Work instructions ::
Omit every picture, and retype the lines that run from the beginning of the data below through the line containing "89.9, 89.5, 89.2]", inclusive.
Start
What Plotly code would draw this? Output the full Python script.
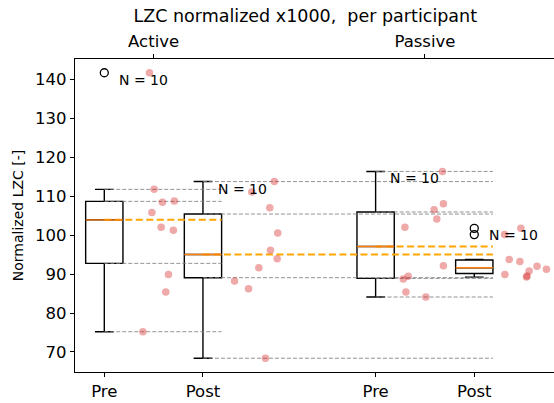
import numpy as np
import plotly.graph_objects as go

# ---- data ----
groups = ["Active Pre", "Active Post", "Passive Pre", "Passive Post"]
tick_labels = ["Pre", "Post", "Pre", "Post"]
cond_labels = ["Active", "Passive"]
positions = [1.0, 2.0, 3.75, 4.75]

active_pre = [111.7, 108.4, 108.7, 105.8, 102.0, 101.2, 89.9, 85.4, 75.2, 141.6]
active_post = [113.7, 111.0, 107.0, 100.5, 96.1, 93.9, 91.6, 88.2, 86.2, 68.4]
passive_pre = [116.3, 108.0, 106.5, 104.1, 102.0, 92.1, 89.4, 88.7, 85.4, 84.1]
passive_post = [101.7, 100.1, 93.7, 93.2, 92.0, 91.2, 90.8, 89.9, 89.5, 89.2]

# horizontal jitter of the participant dots (offset to the right of each box)
jitter_active_pre = [0.505, 0.589, 0.710, 0.482, 0.576, 0.700, 0.650, 0.623, 0.391, 0.458]
jitter_active_post = [0.724, 0.495, 0.677, 0.758, 0.684, 0.752, 0.566, 0.320, 0.462, 0.633]
jitter_passive_pre = [0.677, 0.687, 0.593, 0.620, 0.297, 0.687, 0.330, 0.280, 0.307, 0.509]
jitter_passive_post = [0.472, 0.307, 0.354, 0.462, 0.636, 0.731, 0.556, 0.310, 0.535, 0.529]

n_labels = ["N = 10", "N = 10", "N = 10", "N = 10"]
title = "LZC normalized x1000,  per participant"
ylabel = "Normalized LZC [-]"

# reference lines: (box index, end position index) drawn from box centre to end box right edge
ref_lines = [(0, 1), (1, 3), (2, 3)]

data = [active_pre, active_post, passive_pre, passive_post]
jitters = [jitter_active_pre, jitter_active_post, jitter_passive_pre, jitter_passive_post]

BOX_W = 0.378
FONT = "DejaVu Sans"


def stats(vals):
    a = np.array(vals, dtype=float)
    q1, med, q3 = np.percentile(a, [25, 50, 75])
    iqr = q3 - q1
    hi = a[a <= q3 + 1.5 * iqr].max()
    lo = a[a >= q1 - 1.5 * iqr].min()
    out = a[(a > hi) | (a < lo)]
    return dict(q1=q1, med=med, q3=q3, hi=hi, lo=lo, out=out)


S = [stats(d) for d in data]

fig = go.Figure()

# grey dashed reference lines and orange dashed median lines
for bi, ei in ref_lines:
    x0 = positions[bi]
    x1 = positions[ei] + BOX_W / 2
    st = S[bi]
    for v in [st["hi"], st["q3"], st["q1"], st["lo"]]:
        fig.add_trace(go.Scatter(x=[x0, x1], y=[v, v], mode="lines",
                                 line=dict(color="rgba(128,128,128,0.85)", width=1, dash="4px,2px"),
                                 hoverinfo="skip", showlegend=False))
    fig.add_trace(go.Scatter(x=[x0, x1], y=[st["med"], st["med"]], mode="lines",
                             line=dict(color="#FFA500", width=2, dash="7px,3.5px"),
                             hoverinfo="skip", showlegend=False))

# boxes
for i, st in enumerate(S):
    p = positions[i]
    fig.add_trace(go.Box(x=[p], q1=[st["q1"]], median=[st["med"]], q3=[st["q3"]],
                         lowerfence=[st["lo"]], upperfence=[st["hi"]],
                         width=BOX_W, whiskerwidth=0.5, boxpoints=False,
                         line=dict(color="black", width=1.4),
                         fillcolor="rgba(0,0,0,0)", showlegend=False, hoverinfo="skip"))
    fig.add_trace(go.Scatter(x=[p - BOX_W / 2, p + BOX_W / 2], y=[st["med"], st["med"]],
                             mode="lines", line=dict(color="#ff7f0e", width=1.3),
                             hoverinfo="skip", showlegend=False))
    if len(st["out"]):
        fig.add_trace(go.Scatter(x=[p] * len(st["out"]), y=list(st["out"]), mode="markers",
                                 marker=dict(symbol="circle-open", size=8,
                                             line=dict(color="black", width=1.3), color="black"),
                                 hoverinfo="skip", showlegend=False))

# participant dots
for i, vals in enumerate(data):
    xs = [positions[i] + j for j in jitters[i]]
    fig.add_trace(go.Scatter(x=xs, y=vals, mode="markers",
                             marker=dict(color="rgba(214,39,40,0.4)", size=7.5, line=dict(width=0)),
                             hoverinfo="skip", showlegend=False))

# N labels
for i, vals in enumerate(data):
    fig.add_annotation(x=positions[i] + 0.13, y=max(vals), text=n_labels[i],
                       xanchor="left", yanchor="top", showarrow=False, yshift=3,
                       font=dict(family=FONT, size=14, color="black"))

# dummy trace for the top axis
fig.add_trace(go.Scatter(x=[1.5], y=[100], xaxis="x2", mode="markers",
                         marker=dict(opacity=0), hoverinfo="skip", showlegend=False))

xr = [0.703, 5.558]
axis_common = dict(showline=True, linecolor="black", linewidth=1.3, ticks="outside",
                   ticklen=4, tickwidth=1.1, tickcolor="black", showgrid=False, zeroline=False,
                   tickfont=dict(family=FONT, size=16.5, color="black"))

fig.update_layout(
    width=554, height=403,
    margin=dict(l=75, r=0, t=59, b=31),
    paper_bgcolor="white", plot_bgcolor="white",
    boxmode="overlay",
    title=dict(text=title, x=0.551, xref="container", xanchor="center",
               y=1 - 15.5 / 403, yref="container", yanchor="middle",
               font=dict(family=FONT, size=17.5, color="black")),
    xaxis=dict(range=xr, tickmode="array", tickvals=positions, ticktext=tick_labels,
               **axis_common),
    xaxis2=dict(range=xr, overlaying="x", side="top", tickmode="array",
                tickvals=[(positions[0] + positions[1]) / 2, (positions[2] + positions[3]) / 2],
                ticktext=cond_labels, **axis_common),
    yaxis=dict(range=[64.87, 145.13], tickmode="array", tickvals=list(range(70, 141, 10)),
               title=dict(text=ylabel, font=dict(family=FONT, size=14, color="black"), standoff=8),
               **axis_common),
    font=dict(family=FONT),
)

fig.write_html("out.html")
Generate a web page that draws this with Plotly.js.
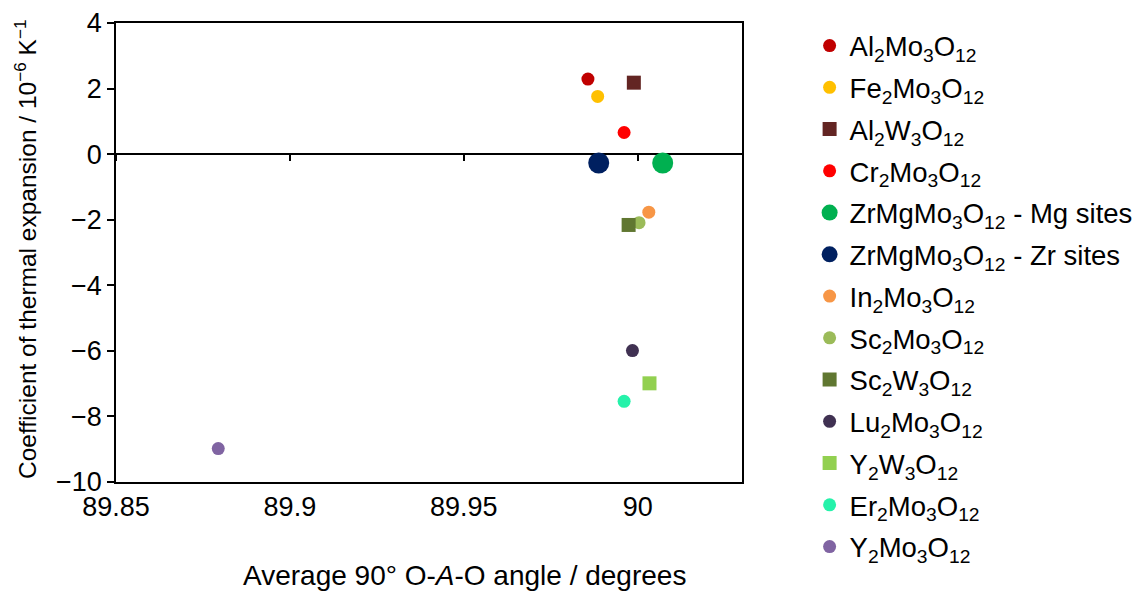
<!DOCTYPE html>
<html>
<head>
<meta charset="utf-8">
<script src="https://cdn.plot.ly/plotly-3.0.1.min.js"></script>
<style>html,body{margin:0;padding:0;background:#fff;}#chart{width:1133px;height:596px;}</style>
</head>
<body>
<div id="chart"></div>
<script>
// Series data
const names = [
  "Al<sub>2</sub>Mo<sub>3</sub>O<sub>12</sub>",
  "Fe<sub>2</sub>Mo<sub>3</sub>O<sub>12</sub>",
  "Al<sub>2</sub>W<sub>3</sub>O<sub>12</sub>",
  "Cr<sub>2</sub>Mo<sub>3</sub>O<sub>12</sub>",
  "ZrMgMo<sub>3</sub>O<sub>12</sub> - Mg sites",
  "ZrMgMo<sub>3</sub>O<sub>12</sub> - Zr sites",
  "In<sub>2</sub>Mo<sub>3</sub>O<sub>12</sub>",
  "Sc<sub>2</sub>Mo<sub>3</sub>O<sub>12</sub>",
  "Sc<sub>2</sub>W<sub>3</sub>O<sub>12</sub>",
  "Lu<sub>2</sub>Mo<sub>3</sub>O<sub>12</sub>",
  "Y<sub>2</sub>W<sub>3</sub>O<sub>12</sub>",
  "Er<sub>2</sub>Mo<sub>3</sub>O<sub>12</sub>",
  "Y<sub>2</sub>Mo<sub>3</sub>O<sub>12</sub>"
];
const angles = [89.9857, 89.9885, 89.9989, 89.9961, 90.0072, 89.9888, 90.0032, 90.0004, 89.9974, 89.9985, 90.0034, 89.9961, 89.8794];
const cte    = [2.29, 1.76, 2.18, 0.66, -0.27, -0.27, -1.77, -2.09, -2.16, -5.99, -6.99, -7.54, -8.98];
const colors = ["#C00000", "#FFC000", "#632523", "#FF0000", "#00B050", "#002060", "#F79646", "#9BBB59", "#607731", "#403152", "#92D050", "#25F2AA", "#8064A2"];
const symbols = ["circle", "circle", "square", "circle", "circle", "circle", "circle", "circle", "square", "circle", "square", "circle", "circle"];
const sizes = [13, 13, 14, 13, 21, 21, 13, 13, 14, 13, 14, 13, 13];
const xTicks = [89.85, 89.9, 89.95, 90];
const yTicks = [-10, -8, -6, -4, -2, 0, 2, 4];

const FONT = "Liberation Sans, Arial, sans-serif";

const traces = names.map((n, i) => ({
  type: "scatter",
  mode: "markers",
  name: n,
  legendgroup: "g" + i,
  x: [angles[i]],
  y: [cte[i]],
  marker: {color: colors[i], symbol: symbols[i], size: sizes[i], line: {width: 0}},
  hoverinfo: "name+x+y"
}));
// helper trace for the tick marks along y = 0
traces.push({type: "scatter", mode: "markers", x: [], y: [], xaxis: "x2", showlegend: false, hoverinfo: "skip"});

const layout = {
  width: 1133, height: 596,
  paper_bgcolor: "#ffffff", plot_bgcolor: "#ffffff",
  font: {family: FONT, color: "#000000", size: 24},
  margin: {l: 116, r: 391, t: 23, b: 114, pad: 0, autoexpand: false},
  showlegend: true,
  legend: {
    x: 1.108, xanchor: "left", y: 1.004, yanchor: "top",
    traceorder: "grouped", tracegroupgap: 3, maxheight: 590,
    font: {family: FONT, size: 27.5, color: "#000"},
    bgcolor: "rgba(0,0,0,0)", borderwidth: 0, itemsizing: "trace"
  },
  xaxis: {
    range: [89.85, 90.03], tickvals: xTicks, ticktext: xTicks.map(String),
    showgrid: false, zeroline: false,
    showline: true, mirror: true, linecolor: "#000", linewidth: 1.5,
    ticks: "", tickfont: {family: FONT, size: 27, color: "#000"},
    fixedrange: true
  },
  xaxis2: {
    overlaying: "x", matches: "x", anchor: "free", position: 10 / 14,
    tickvals: xTicks, ticks: "outside", ticklen: 6, tickwidth: 1.5, tickcolor: "#000",
    showticklabels: false, showline: false, showgrid: false, zeroline: false
  },
  yaxis: {
    range: [-10, 4], tickvals: yTicks,
    showgrid: false,
    zeroline: true, zerolinecolor: "#000", zerolinewidth: 2,
    showline: true, mirror: true, linecolor: "#000", linewidth: 1.5,
    ticks: "outside", ticklen: 7, tickwidth: 1.5, tickcolor: "#000",
    tickfont: {family: FONT, size: 27, color: "#000"},
    fixedrange: true
  },
  annotations: [{
    xref: "paper", yref: "paper", x: (464 - 116) / 626, y: -(575 - 482) / 459,
    xanchor: "center", yanchor: "middle", showarrow: false,
    text: "Average 90° O-<i>A</i>-O angle / degrees",
    font: {family: FONT, size: 28, color: "#000"}
  }, {
    xref: "paper", yref: "paper", x: (25 - 116) / 626, y: (482 - 250) / 459,
    xanchor: "center", yanchor: "middle", showarrow: false, textangle: -90,
    text: "Coefficient of thermal expansion / 10<sup>−6</sup> K<sup>−1</sup>",
    font: {family: FONT, size: 24.5, color: "#000"}
  }]
};

Plotly.newPlot("chart", traces, layout, {displayModeBar: false, staticPlot: false});
</script>
</body>
</html>
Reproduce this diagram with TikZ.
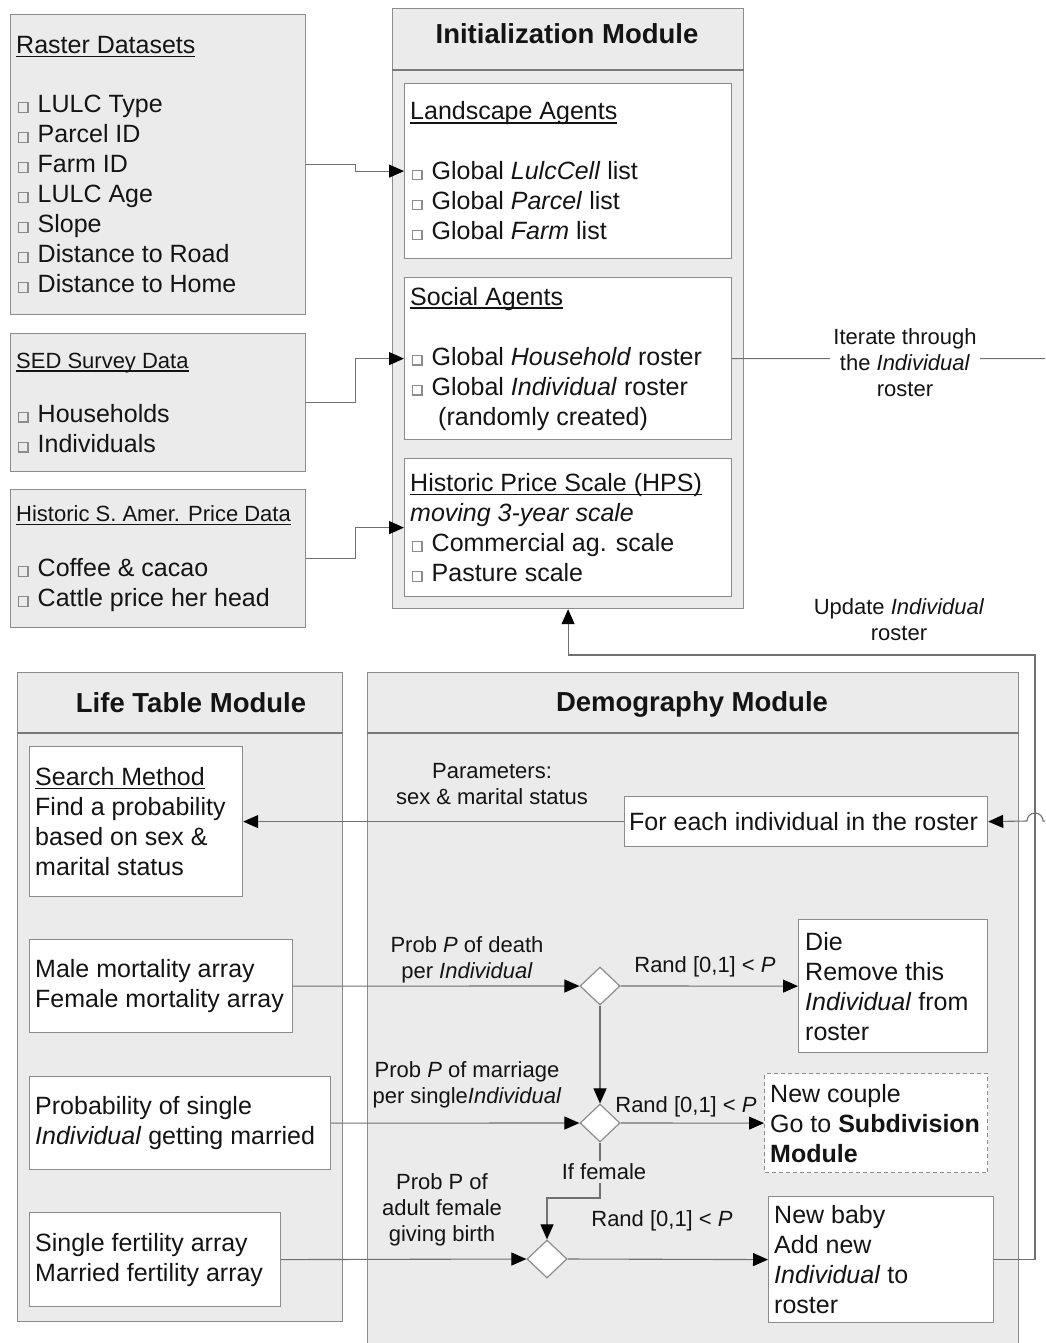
\documentclass[tikz,border=0pt]{standalone}
\usepackage{fontspec}
\setmainfont{Liberation Sans}
\usetikzlibrary{shapes.geometric,arrows.meta,calc}

\definecolor{modfill}{RGB}{235,235,235}
\definecolor{edgegray}{RGB}{140,140,140}
\definecolor{sepgray}{RGB}{120,120,120}
\definecolor{wiregray}{RGB}{112,112,112}
\definecolor{inkblack}{RGB}{20,20,20}

% small hollow bullet square used in the item lists
\newcommand\sqb{\hspace{1.5pt}\raisebox{0.6pt}{\textcolor{edgegray}{\fboxsep=0pt\fboxrule=1.1pt\fbox{\rule{0pt}{8.6pt}\hspace{8.6pt}}}}\hspace{9.2pt}}
% heading underline at a fixed depth below the baseline
\newcommand\ulin[1]{\setbox0\hbox{#1}\rlap{\rule[-3.6pt]{\wd0}{1.2pt}}\box0}

\begin{document}
\begin{tikzpicture}[x=1pt,y=-1pt,
  module/.style={rectangle,draw=edgegray,fill=modfill,line width=1.2pt,inner sep=0pt,anchor=north west},
  srcbox/.style={rectangle,draw=edgegray,fill=modfill,line width=1.2pt,inner sep=0pt,anchor=north west},
  inbox/.style={rectangle,draw=edgegray,fill=white,line width=1.2pt,inner sep=0pt,anchor=north west},
  body/.style={font=\fontsize{25}{30}\selectfont,text=inkblack,align=left,inner sep=0pt,anchor=west},
  lbl/.style={font=\fontsize{22}{26}\selectfont,text=inkblack,align=center,inner sep=3pt},
  ttl/.style={font=\fontsize{27.5}{33}\selectfont\bfseries,text=inkblack,inner sep=0pt,text height=19.7pt,text depth=0pt},
  sepline/.style={draw=sepgray,line width=1.2pt},
  conn/.style={draw=wiregray,line width=1.1pt},
  arr/.style={conn,-{Triangle[length=15pt,width=13pt,color=black]}},
  decision/.style={diamond,draw=edgegray,fill=white,line width=1.2pt,minimum width=40pt,minimum height=38pt,inner sep=0pt}]

\useasboundingbox (0,0) rectangle (1045,1343);
\clip (0,0) rectangle (1045,1343);

% ---------- input data sources ----------
\node[srcbox,minimum width=295pt,minimum height=300pt] (raster) at (10,14) {};
\node[body] (rasterT) at ([xshift=6pt]raster.west) {\ulin{Raster Datasets}\\[29pt]
  \sqb LULC Type\\ \sqb Parcel ID\\ \sqb Farm ID\\ \sqb LULC Age\\ \sqb Slope\\
  \sqb Distance to Road\\ \sqb Distance to Home};

\node[srcbox,minimum width=295pt,minimum height=138pt] (sed) at (10,333) {};
\node[body] (sedT) at ([xshift=6pt]sed.west) {{\fontsize{22}{26}\selectfont\ulin{SED Survey Data}}\\[24pt]
  \sqb Households\\ \sqb Individuals};

\node[srcbox,minimum width=295pt,minimum height=138pt] (hist) at (10,489) {};
\node[body] (histT) at ([xshift=6pt]hist.west) {{\fontsize{22}{26}\selectfont\ulin{Historic S. Amer. Price Data}}\\[25pt]
  \sqb Coffee \& cacao\\ \sqb Cattle price her head};

% ---------- initialization module ----------
\node[module,minimum width=351pt,minimum height=600pt] (init) at (392,8) {};
\draw[sepline] ([yshift=-62pt]init.north west) -- ([yshift=-62pt]init.north east);
\node[ttl] (initT) at (567,34) {Initialization Module};

\node[inbox,minimum width=327pt,minimum height=175pt] (landscape) at (404,83) {};
\node[body] (landscapeT) at ([xshift=6pt]landscape.west) {\ulin{Landscape Agents}\\[30pt]
  \sqb Global \textit{LulcCell} list\\ \sqb Global \textit{Parcel} list\\ \sqb Global \textit{Farm} list};

\node[inbox,minimum width=327pt,minimum height=162pt] (social) at (404,277) {};
\node[body] (socialT) at ([xshift=6pt]social.west) {\ulin{Social Agents}\\[30pt]
  \sqb Global \textit{Household} roster\\ \sqb Global \textit{Individual} roster\\
  \hspace*{28pt}(randomly created)};

\node[inbox,minimum width=327pt,minimum height=138pt] (hps) at (404,458) {};
\node[body] (hpsT) at ([xshift=6pt]hps.west) {\ulin{Historic Price Scale (HPS)}\\
  \textit{moving 3-year scale}\\ \sqb Commercial ag. scale\\ \sqb Pasture scale};

% ---------- life table module ----------
\node[module,minimum width=325pt,minimum height=649pt] (life) at (17,672) {};
\draw[sepline] ([yshift=-61pt]life.north west) -- ([yshift=-61pt]life.north east);
\node[ttl] (lifeT) at (191,703) {Life Table Module};

\node[inbox,minimum width=213pt,minimum height=150pt] (search) at (29,746) {};
\node[body] (searchT) at ([xshift=6pt]search.west) {\ulin{Search Method}\\
  Find a probability\\ based on sex \&\\ marital status};

\node[inbox,minimum width=263pt,minimum height=93pt] (mort) at (29,939) {};
\node[body] (mortT) at ([xshift=6pt]mort.west) {Male mortality array\\ Female mortality array};

\node[inbox,minimum width=301pt,minimum height=93pt] (marr) at (29,1076) {};
\node[body] (marrT) at ([xshift=6pt]marr.west) {Probability of single\\ \textit{Individual} getting married};

\node[inbox,minimum width=251pt,minimum height=94pt] (fert) at (29,1212) {};
\node[body] (fertT) at ([xshift=6pt]fert.west) {Single fertility array\\ Married fertility array};

% ---------- demography module ----------
\node[module,minimum width=651pt,minimum height=720pt] (demo) at (367,672) {};
\draw[sepline] ([yshift=-61pt]demo.north west) -- ([yshift=-61pt]demo.north east);
\node[ttl] (demoT) at (692,702) {Demography Module};

\node[inbox,minimum width=363pt,minimum height=50pt] (foreach) at (624,796) {};
\node[body] (foreachT) at ([xshift=5pt]foreach.west) {For each individual in the roster};

\node[inbox,minimum width=189pt,minimum height=133pt] (die) at (798,919) {};
\node[body] (dieT) at ([xshift=7pt]die.west) {Die\\ Remove this\\ \textit{Individual} from\\ roster};

\node[inbox,dashed,dash pattern=on 4pt off 3pt,minimum width=223pt,minimum height=99pt] (couple) at (764,1073) {};
\node[body] (coupleT) at ([xshift=6pt]couple.west) {New couple\\ Go to \textbf{Subdivision}\\ \textbf{Module}};

\node[inbox,minimum width=225pt,minimum height=126pt] (baby) at (768,1196) {};
\node[body] (babyT) at ([xshift=6pt]baby.west) {New baby\\ Add new\\ \textit{Individual} to\\ roster};

\node[decision] (d1) at (600,986) {};
\node[decision] (d2) at (600,1123) {};
\node[decision] (d3) at (547,1259) {};

% ---------- connectors ----------
\draw[arr] (raster.east) -- ++(49,0) |- (landscape.west);
\draw[arr] (sed.east) -- ++(49,0) |- (social.west);
\draw[arr] (hist.east) -- ++(49,0) |- (hps.west);

\coordinate (loopA) at (1060,358);
\coordinate (loopB) at (1060,821);
\coordinate (hopR) at (1043,821);
\draw[arr] (social.east) -- (social.east -| loopA) -- (loopB) -- (hopR)
  arc[start angle=0,end angle=180,radius=8pt] -- (foreach.east);

\coordinate (updC) at (1035,655);
\draw[arr] (baby.east) -| (updC) -| (init.south);

\draw[arr] (foreach.west) -- (search.east);
\draw[arr] (mort.east) -- (d1.west);
\draw[arr] (d1.east) -- (die.west);
\draw[arr] (d1.south) -- (d2.north);
\draw[arr] (marr.east) -- (d2.west);
\draw[arr] (d2.east) -- (couple.west);
\coordinate (femC) at (600,1198);
\draw[arr] (d2.south) -- (femC) -| (d3.north);
\draw[arr] (fert.east) -- (d3.west);
\draw[arr] (d3.east) -- (baby.west);

% ---------- connector labels ----------
\node[lbl,fill=white] (iterL) at (905,363) {Iterate through\\ the \textit{Individual}\\ roster};
\node[lbl] (updL) at (899,620) {Update \textit{Individual}\\ roster};
\node[lbl] (parL) at (492,784) {Parameters:\\ sex \& marital status};
\node[lbl] (deathL) at (467,960) {Prob \textit{P} of death\\ per \textit{Individual}};
\node[lbl] (rand1) at (705,967) {Rand [0,1] < \textit{P}};
\node[lbl] (marL) at (467,1085) {Prob \textit{P} of marriage\\ per single\textit{Individual}};
\node[lbl] (rand2) at (686,1107) {Rand [0,1] < \textit{P}};
\node[lbl,fill=modfill] (femL) at (604,1172) {If female};
\node[lbl] (birthL) at (442,1210) {Prob P of\\ adult female\\ giving birth};
\node[lbl] (rand3) at (662,1221) {Rand [0,1] < \textit{P}};

\end{tikzpicture}
\end{document}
End
Finished answer ::
What Plotly code would draw this? Output the full Python script.
import numpy as np
import plotly.graph_objects as go

# ---- data ----
groups = ["Active Pre", "Active Post", "Passive Pre", "Passive Post"]
tick_labels = ["Pre", "Post", "Pre", "Post"]
cond_labels = ["Active", "Passive"]
positions = [1.0, 2.0, 3.75, 4.75]

active_pre = [111.7, 108.4, 108.7, 105.8, 102.0, 101.2, 89.9, 85.4, 75.2, 141.6]
active_post = [113.7, 111.0, 107.0, 100.5, 96.1, 93.9, 91.6, 88.2, 86.2, 68.4]
passive_pre = [116.3, 108.0, 106.5, 104.1, 102.0, 92.1, 89.4, 88.7, 85.4, 84.1]
passive_post = [101.7, 100.1, 93.7, 93.2, 92.0, 91.2, 90.8, 89.9, 89.5, 89.2]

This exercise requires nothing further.